In the context of efforts to have more sustainable and efficient operations and reduce emissions of greenhouse gasses, Anglo American is implementing electromobility for the transport of its workers to and from work in Chile.

Once fully implemented, the project could potentially prevent the consumption of between 300 ℓ and 1 000 ℓ of oil per 100 km, equivalent to about 50 000 t of carbon dioxide, Anglo American spokesperson Jana Marais stated in a written response to Mining Weekly.

The Anglo group as a whole is targeting a 30% reduction in greenhouse-gas emissions in the next ten years, with its two other environmentally protective, same-period goals being 50% less water abstraction and 30% less energy use.

On the prospect of platinum-catalysed hydrogen fuel cell vehicles being used to transport the Chilean workers, Marais responded: “The Chilean energy landscape currently does not have the infrastructure and support service maturity needed to enable a fuel cell transport network. At this stage, our focus in the country is to leverage battery electric vehicles to further progress toward our vision of operating a carbon-neutral mine.”

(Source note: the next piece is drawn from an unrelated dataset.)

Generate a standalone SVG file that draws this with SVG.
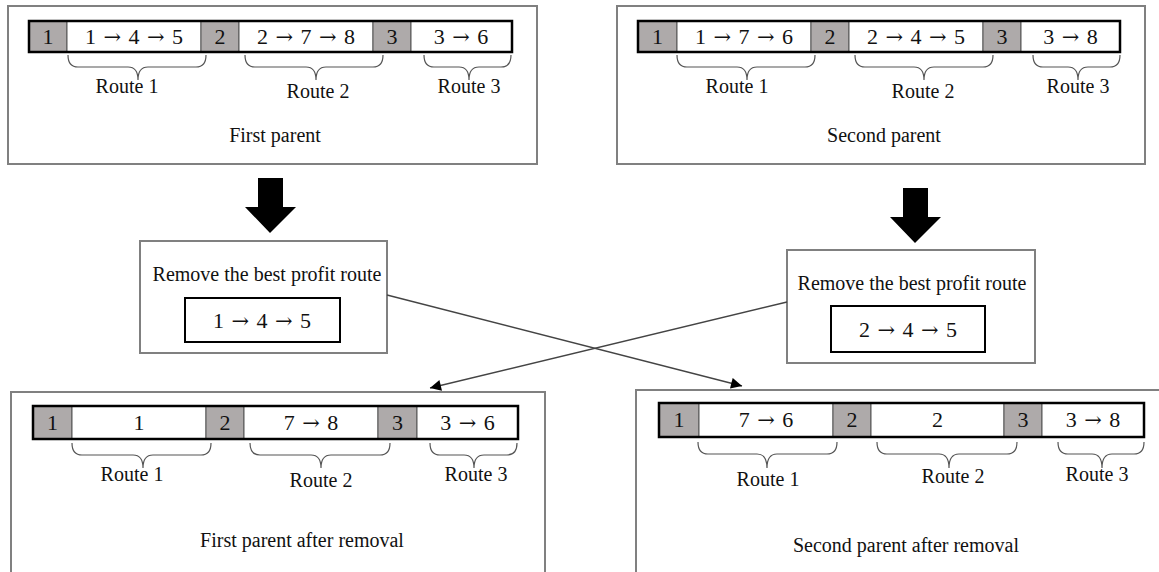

Mining Weekly can today report, however, that fuel cell and hydrogen advances are rampant elsewhere, borne out by the New York-based Fuel Cell and Hydrogen Energy Association, which states in its latest communication that:

• Air Liquide has announced the building of a $150-million renewable liquid hydrogen facility in North Las Vegas, Nevada, which will produce up to 30 t of liquid hydrogen a day for fuel cell vehicles;
• Doosan is breaking ground on the construction of an energy and innovation park in New Britain, Connecticut, which will house the world’s largest indoor fuel cell system at 19.98 MW;
• Toyota has unveiled its next-generation 2021 Mirai hydrogen fuel cell vehicle concept that is targeting a 30% increase in driving range on the last-generation Mirai;
• California has opened its forty-first retail hydrogen refuelling station in Oakland, California, which has a liquid hydrogen capacity of more than 800 kg;
• Bloom Energy has installed a 3.5 MW fuel cell system at the headquarters of biotech company Illumina in San Diego;
• Hyundai has launched the 2020 Nexo fuel cell car in California, which has a range of 611 km;
• the California Fuel Cell Partnership has released a roadmap for the introduction of zero-emission fuel cell electric buses;
• the Orlando Utilities Commission, in Florida, US, has announced the building of two solar energy sites co-joined with hydrogen production for load shifting;
• New York governor Andrew Cuomo has announced a R3-million programme for municipalities to buy zero-emission vehicles, including hydrogen fuel cell vehicles;
• Air Liquide, Shell and Germany H2 Mobility have opened Germany’s seventy-fifth hydrogen refuelling station in Mönchengladbach, North Rhine-Westphalia;
• he first hydrogen refuelling station has opened in the city of Quebec, Canada; and
• the Australian Renewable Energy Agency is providing $1.94-million for two studies on using renewable hydrogen to produce ammonia at solar and wind farms in Moura and Moranbah, Queensland.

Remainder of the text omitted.